By Alex Wayne, CQ Staff

March 11, 2009 -- Three House committee chairmen wrote President Obama on Wednesday promising to move "similar" health care overhaul legislation through their panels—and to do it in a matter of months.

The letter by the lawmakers—Ways and Means Chairman Charles B. Rangel, D-N.Y., Energy and Commerce Chairman Henry A. Waxman, D-Calif., and Education and Labor Chairman George Miller, D-Calif.—seemed to be aimed at reassuring the White House and the public that turf battles in the House would not imperil one of Obama's top priorities.

The three committees all have jurisdiction over overlapping segments of the health care system, meaning each of them will have to approve an overhaul like Obama has described, affecting Medicare, Medicaid, and employer-sponsored health insurance.

"As chairs of these committees and veterans of past health reform debates, we have agreed to coordinate our efforts," the three lawmakers wrote. "Our intention is to bring similar legislation before our committees and to work from a harmonized approach to ensure success."

They also said they plan for all three committees to approve the bill in time for the House to consider it before August, when Congress takes a month-long recess. Many Democratic-aligned health policy experts think Obama must press Congress to complete an overhaul quickly, before both he and lawmakers become distracted by other issues. Former President Bill Clinton's attempt to overhaul the health care system in 1993 and 1994 was thwarted in part, observers say now, because he took too long to submit his plan to Congress and was distracted by other issues in the meantime.

Ways and Means approved a "views and estimates" letter to the House Budget Committee describing a bill that would "expand health insurance coverage, improve the quality of care, and reduce overall growth in health system costs."

The Senate probably will not be able to move as quickly as the House. Senate Finance Committee Chairman Max Baucus, D-Mont., said this week that he wants his committee to vote on an overhaul in June. But Senate Majority Leader Harry Reid, D-Nev., will have to schedule more time for debate in his chamber than House Speaker Nancy Pelosi, D-Calif., will in hers.

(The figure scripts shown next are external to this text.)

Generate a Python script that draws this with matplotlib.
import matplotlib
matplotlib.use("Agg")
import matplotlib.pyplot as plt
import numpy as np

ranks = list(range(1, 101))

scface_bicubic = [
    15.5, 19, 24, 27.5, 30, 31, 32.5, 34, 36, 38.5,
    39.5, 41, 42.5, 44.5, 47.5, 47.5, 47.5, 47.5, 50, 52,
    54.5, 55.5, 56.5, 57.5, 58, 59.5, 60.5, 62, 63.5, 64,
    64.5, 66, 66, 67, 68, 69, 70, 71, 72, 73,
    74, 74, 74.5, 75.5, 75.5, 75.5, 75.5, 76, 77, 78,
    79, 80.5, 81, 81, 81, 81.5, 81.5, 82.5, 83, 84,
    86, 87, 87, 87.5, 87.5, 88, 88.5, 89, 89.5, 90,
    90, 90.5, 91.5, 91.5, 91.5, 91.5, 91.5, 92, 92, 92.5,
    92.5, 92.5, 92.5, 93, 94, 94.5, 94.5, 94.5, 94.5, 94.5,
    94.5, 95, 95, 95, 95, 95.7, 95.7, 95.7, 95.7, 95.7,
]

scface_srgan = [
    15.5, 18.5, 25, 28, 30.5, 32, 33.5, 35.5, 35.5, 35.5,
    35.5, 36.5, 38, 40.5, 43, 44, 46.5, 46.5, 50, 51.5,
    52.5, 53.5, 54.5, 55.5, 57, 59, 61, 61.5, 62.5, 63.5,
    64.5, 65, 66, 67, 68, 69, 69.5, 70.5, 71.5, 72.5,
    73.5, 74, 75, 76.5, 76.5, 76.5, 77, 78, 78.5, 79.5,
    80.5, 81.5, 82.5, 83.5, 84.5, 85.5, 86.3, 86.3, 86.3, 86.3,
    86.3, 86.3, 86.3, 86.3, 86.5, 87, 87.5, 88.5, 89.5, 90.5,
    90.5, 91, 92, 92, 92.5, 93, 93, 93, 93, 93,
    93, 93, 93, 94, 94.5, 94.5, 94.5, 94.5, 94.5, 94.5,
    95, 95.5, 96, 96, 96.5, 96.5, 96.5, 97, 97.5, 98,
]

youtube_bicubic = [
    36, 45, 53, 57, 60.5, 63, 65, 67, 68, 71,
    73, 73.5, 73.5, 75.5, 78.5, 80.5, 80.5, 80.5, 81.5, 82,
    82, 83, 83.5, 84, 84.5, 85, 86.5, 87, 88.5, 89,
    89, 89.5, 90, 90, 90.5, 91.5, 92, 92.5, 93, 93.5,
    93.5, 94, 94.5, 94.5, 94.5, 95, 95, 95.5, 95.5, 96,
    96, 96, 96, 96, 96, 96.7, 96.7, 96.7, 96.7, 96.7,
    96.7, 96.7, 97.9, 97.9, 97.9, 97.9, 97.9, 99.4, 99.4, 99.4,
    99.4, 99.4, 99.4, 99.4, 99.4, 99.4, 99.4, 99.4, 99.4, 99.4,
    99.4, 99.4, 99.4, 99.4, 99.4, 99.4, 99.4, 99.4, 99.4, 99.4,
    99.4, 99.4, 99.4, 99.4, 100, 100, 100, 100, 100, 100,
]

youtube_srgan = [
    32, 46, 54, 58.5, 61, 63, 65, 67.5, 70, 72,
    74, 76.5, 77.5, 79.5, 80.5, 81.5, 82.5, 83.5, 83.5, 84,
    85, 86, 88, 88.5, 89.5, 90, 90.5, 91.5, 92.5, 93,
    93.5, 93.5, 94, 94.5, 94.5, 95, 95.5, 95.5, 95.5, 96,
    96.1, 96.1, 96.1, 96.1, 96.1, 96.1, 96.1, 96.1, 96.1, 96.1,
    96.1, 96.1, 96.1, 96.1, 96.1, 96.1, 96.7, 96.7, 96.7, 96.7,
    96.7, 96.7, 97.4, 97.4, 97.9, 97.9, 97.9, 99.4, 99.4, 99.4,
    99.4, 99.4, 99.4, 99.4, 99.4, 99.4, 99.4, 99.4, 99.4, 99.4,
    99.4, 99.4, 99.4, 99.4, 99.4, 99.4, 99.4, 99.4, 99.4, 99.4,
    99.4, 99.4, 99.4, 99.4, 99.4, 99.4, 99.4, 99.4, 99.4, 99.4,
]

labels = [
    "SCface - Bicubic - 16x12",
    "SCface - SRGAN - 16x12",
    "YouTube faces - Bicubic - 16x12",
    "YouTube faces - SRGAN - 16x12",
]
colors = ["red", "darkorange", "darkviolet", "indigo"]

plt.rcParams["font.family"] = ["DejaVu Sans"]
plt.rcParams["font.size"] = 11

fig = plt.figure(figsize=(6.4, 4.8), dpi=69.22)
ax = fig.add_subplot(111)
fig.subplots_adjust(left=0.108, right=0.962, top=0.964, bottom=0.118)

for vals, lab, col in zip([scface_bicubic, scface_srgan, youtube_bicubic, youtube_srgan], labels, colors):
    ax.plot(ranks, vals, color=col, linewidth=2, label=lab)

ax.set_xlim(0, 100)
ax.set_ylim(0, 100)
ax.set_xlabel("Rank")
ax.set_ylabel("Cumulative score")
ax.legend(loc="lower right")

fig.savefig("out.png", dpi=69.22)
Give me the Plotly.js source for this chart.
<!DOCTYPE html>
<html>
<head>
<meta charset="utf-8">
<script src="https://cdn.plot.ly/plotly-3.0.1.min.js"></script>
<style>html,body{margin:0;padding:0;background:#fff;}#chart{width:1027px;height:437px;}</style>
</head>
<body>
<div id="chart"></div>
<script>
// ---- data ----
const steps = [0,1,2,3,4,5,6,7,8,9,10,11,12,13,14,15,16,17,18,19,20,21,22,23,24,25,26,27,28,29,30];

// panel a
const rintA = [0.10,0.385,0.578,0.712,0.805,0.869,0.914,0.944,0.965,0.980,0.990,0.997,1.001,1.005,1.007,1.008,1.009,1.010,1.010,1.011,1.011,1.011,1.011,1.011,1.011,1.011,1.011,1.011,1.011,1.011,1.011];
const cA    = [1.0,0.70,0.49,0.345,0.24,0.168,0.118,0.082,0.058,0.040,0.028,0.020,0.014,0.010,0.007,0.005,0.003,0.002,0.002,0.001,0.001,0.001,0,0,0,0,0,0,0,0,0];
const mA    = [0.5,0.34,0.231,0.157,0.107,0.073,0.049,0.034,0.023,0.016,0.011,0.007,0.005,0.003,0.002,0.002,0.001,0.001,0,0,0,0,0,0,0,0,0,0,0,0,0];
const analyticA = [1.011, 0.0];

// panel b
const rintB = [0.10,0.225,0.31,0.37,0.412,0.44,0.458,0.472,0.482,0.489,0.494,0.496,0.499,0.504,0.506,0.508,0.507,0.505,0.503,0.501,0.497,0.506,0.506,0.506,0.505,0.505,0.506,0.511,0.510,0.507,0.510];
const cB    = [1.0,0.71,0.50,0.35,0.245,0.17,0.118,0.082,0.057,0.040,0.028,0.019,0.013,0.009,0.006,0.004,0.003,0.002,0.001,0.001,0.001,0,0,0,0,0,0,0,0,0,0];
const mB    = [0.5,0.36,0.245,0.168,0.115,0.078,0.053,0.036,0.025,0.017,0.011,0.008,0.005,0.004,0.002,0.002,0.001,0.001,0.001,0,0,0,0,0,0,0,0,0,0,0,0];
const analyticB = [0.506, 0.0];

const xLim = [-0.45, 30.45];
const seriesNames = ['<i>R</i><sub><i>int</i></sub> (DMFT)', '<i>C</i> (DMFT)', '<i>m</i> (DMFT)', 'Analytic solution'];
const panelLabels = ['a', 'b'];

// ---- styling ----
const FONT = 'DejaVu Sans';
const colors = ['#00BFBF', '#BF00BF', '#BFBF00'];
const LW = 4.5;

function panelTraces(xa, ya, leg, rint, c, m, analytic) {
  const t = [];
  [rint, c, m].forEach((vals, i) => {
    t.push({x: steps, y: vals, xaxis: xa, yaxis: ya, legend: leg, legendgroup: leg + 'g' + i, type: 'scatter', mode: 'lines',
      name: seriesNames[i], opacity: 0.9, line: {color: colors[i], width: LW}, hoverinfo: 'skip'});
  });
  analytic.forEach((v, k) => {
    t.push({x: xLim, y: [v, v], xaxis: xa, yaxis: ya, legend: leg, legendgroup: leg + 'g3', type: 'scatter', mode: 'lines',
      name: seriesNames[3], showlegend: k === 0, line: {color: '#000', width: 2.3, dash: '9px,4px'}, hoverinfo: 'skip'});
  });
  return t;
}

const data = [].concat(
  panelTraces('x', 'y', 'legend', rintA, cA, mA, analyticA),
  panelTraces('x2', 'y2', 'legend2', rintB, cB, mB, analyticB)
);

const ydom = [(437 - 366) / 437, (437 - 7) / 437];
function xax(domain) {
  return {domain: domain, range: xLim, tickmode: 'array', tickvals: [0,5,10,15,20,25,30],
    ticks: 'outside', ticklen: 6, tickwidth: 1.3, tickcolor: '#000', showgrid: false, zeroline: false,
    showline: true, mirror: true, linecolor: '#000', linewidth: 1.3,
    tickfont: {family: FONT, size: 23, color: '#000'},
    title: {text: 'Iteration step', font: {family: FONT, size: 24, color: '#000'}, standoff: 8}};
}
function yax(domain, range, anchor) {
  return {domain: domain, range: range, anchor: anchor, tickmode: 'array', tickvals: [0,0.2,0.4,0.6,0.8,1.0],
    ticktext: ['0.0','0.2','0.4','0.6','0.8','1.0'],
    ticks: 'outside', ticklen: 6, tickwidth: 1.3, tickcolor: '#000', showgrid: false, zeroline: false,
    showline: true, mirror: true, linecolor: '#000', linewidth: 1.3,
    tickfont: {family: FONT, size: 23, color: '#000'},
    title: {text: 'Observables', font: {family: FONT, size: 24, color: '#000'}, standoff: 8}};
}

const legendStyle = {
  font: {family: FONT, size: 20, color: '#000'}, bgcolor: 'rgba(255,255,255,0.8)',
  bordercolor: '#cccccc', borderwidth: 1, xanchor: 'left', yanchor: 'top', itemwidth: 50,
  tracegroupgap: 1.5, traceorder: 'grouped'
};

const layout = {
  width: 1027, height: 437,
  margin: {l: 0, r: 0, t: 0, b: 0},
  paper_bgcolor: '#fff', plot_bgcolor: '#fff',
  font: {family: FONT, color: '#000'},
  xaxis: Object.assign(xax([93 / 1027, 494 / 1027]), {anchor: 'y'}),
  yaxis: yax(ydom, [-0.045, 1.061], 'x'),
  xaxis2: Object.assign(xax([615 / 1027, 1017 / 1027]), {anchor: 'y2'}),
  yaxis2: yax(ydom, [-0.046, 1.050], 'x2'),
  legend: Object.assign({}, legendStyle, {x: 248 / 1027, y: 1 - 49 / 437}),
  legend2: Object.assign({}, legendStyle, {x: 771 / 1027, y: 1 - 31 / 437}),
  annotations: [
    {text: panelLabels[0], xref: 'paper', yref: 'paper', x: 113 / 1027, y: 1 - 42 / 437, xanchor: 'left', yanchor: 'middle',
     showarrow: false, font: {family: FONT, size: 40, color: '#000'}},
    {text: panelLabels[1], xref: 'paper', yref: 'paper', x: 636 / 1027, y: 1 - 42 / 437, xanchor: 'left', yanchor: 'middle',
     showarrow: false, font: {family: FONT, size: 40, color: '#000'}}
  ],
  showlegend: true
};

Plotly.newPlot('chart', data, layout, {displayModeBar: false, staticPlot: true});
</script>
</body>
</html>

And it is unclear whether the bill-writing process in the Senate will be as the expected work of the three House chairmen.

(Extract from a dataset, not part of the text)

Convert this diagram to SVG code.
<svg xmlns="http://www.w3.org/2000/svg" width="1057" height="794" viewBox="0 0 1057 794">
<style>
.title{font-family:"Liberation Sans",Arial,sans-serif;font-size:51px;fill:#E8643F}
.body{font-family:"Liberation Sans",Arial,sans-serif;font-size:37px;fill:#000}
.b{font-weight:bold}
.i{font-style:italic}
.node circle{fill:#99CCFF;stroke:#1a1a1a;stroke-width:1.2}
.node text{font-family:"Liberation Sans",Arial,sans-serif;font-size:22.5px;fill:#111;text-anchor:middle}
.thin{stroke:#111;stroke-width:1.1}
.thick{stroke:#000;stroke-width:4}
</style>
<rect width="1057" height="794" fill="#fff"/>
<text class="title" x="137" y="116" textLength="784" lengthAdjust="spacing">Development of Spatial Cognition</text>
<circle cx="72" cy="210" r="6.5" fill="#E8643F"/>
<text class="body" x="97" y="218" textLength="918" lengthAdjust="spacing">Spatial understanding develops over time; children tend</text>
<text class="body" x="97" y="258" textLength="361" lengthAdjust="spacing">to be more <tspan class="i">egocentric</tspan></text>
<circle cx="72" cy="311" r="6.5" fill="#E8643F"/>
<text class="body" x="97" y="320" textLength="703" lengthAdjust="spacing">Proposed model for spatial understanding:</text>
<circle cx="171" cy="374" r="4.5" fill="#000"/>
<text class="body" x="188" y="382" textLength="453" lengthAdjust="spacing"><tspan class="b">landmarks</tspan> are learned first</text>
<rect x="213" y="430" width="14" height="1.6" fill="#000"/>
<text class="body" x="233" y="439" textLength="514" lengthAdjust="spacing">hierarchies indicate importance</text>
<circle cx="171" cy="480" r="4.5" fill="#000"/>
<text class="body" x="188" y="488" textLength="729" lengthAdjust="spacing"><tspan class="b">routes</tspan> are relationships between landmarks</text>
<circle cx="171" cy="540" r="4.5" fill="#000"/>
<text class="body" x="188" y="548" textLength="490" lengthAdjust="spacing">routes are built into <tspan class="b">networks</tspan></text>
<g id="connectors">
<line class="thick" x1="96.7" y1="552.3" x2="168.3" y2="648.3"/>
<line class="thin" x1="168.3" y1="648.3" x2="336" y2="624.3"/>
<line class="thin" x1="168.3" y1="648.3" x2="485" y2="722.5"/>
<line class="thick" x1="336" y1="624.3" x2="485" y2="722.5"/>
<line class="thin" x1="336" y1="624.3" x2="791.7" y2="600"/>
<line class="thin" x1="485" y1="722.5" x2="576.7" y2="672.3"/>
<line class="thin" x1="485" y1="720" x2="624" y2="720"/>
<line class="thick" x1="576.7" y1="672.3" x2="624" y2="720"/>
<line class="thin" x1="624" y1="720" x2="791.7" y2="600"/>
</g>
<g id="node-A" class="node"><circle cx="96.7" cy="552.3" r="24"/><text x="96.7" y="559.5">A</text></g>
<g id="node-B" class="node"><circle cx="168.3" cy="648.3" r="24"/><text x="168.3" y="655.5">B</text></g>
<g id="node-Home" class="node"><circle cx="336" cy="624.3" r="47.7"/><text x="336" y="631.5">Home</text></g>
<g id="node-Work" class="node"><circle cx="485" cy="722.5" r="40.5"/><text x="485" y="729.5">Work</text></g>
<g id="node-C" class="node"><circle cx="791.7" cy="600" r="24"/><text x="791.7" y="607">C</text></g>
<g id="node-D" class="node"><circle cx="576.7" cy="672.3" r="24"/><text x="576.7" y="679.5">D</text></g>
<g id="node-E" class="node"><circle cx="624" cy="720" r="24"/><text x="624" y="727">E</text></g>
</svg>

In the Senate, a health overhaul will have to be approved by Baucus' panel and by the Health, Education, Labor and Pensions (HELP) Committee.

HELP Chairman Edward M. Kennedy, D-Mass., is recuperating from brain cancer in Florida and has not announced even a general timetable for his committee to vote on a bill.

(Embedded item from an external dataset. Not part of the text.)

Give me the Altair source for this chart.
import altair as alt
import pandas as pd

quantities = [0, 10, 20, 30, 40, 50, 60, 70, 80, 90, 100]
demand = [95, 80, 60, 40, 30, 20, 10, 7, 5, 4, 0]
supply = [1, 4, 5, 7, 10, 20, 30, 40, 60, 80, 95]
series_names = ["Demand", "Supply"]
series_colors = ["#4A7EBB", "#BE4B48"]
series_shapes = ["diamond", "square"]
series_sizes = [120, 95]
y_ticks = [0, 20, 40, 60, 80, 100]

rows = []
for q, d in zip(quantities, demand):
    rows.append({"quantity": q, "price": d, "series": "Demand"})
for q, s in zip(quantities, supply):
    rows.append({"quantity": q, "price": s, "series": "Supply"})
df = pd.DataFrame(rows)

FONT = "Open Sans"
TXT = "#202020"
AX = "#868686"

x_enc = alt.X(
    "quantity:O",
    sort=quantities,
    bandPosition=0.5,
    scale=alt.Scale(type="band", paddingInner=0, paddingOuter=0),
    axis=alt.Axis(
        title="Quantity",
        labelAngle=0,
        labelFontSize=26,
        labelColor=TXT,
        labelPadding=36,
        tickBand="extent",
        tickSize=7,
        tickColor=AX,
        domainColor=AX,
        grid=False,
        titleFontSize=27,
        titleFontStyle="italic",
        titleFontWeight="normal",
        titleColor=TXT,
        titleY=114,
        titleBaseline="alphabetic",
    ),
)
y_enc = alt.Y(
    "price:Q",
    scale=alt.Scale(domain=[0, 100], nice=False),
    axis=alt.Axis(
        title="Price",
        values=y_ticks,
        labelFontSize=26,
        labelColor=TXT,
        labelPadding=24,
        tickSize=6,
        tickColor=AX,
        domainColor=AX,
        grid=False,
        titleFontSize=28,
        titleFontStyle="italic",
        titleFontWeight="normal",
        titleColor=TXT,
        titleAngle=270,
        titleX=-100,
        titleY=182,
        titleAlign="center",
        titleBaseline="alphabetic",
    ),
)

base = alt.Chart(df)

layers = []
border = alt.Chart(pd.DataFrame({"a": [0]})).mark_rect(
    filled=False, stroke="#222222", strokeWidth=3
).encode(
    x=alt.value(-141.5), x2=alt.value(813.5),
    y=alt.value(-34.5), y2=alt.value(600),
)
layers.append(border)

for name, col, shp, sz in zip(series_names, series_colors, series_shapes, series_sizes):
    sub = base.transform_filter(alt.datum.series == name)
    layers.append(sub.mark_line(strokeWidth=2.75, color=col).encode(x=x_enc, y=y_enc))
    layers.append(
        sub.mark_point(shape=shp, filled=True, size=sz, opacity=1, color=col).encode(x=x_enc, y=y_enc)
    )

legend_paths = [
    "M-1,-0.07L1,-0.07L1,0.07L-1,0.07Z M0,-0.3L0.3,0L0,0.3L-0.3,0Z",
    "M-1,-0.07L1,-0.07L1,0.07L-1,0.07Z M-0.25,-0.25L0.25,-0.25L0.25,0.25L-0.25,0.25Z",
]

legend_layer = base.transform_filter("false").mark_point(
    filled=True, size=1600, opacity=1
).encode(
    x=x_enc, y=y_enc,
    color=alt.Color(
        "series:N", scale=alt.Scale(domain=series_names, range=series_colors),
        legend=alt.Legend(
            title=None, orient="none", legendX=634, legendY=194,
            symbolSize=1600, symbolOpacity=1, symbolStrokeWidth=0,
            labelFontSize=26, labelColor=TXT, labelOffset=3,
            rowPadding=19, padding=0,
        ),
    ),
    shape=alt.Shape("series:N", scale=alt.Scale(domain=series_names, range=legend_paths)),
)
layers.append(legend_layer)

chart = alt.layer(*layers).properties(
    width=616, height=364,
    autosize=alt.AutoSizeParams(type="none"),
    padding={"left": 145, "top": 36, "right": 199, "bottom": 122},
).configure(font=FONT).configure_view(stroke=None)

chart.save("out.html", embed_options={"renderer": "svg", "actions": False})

Baucus, who is considered a political moderate compared to the liberal Kennedy, has very specific ideas for an overhaul—outlined in a lengthy "white paper" he released in November—and is rapidly moving ahead with hearings and meetings with health care interests.

A spokesman for Kennedy said the two senators had lunch together March 6 and are "working in concert." A spokeswoman for Baucus pointed to a letter he and Kennedy sent Obama on Feb. 5 "to affirm our continuing commitment to enacting comprehensive health care reform this year."

Baucus meanwhile told a business group that he has set an "ambitious schedule" for a health care overhaul but that it was "necessarily so."

He also invited the group, called the National Business Group for Health, to help him craft a so-called "play or pay" policy in health care. Such a policy would require employers either to offer health insurance to their workers—"play"—or pay the government to help offset the cost of their employees' coverage. Many business lobbies are wary of such an arrangement, which they consider a government mandate.

"My vision for reform is one of shared responsibility," Baucus said in his prepared remarks. "We want to make sure that the system works. And the employer role is a vital part of the system."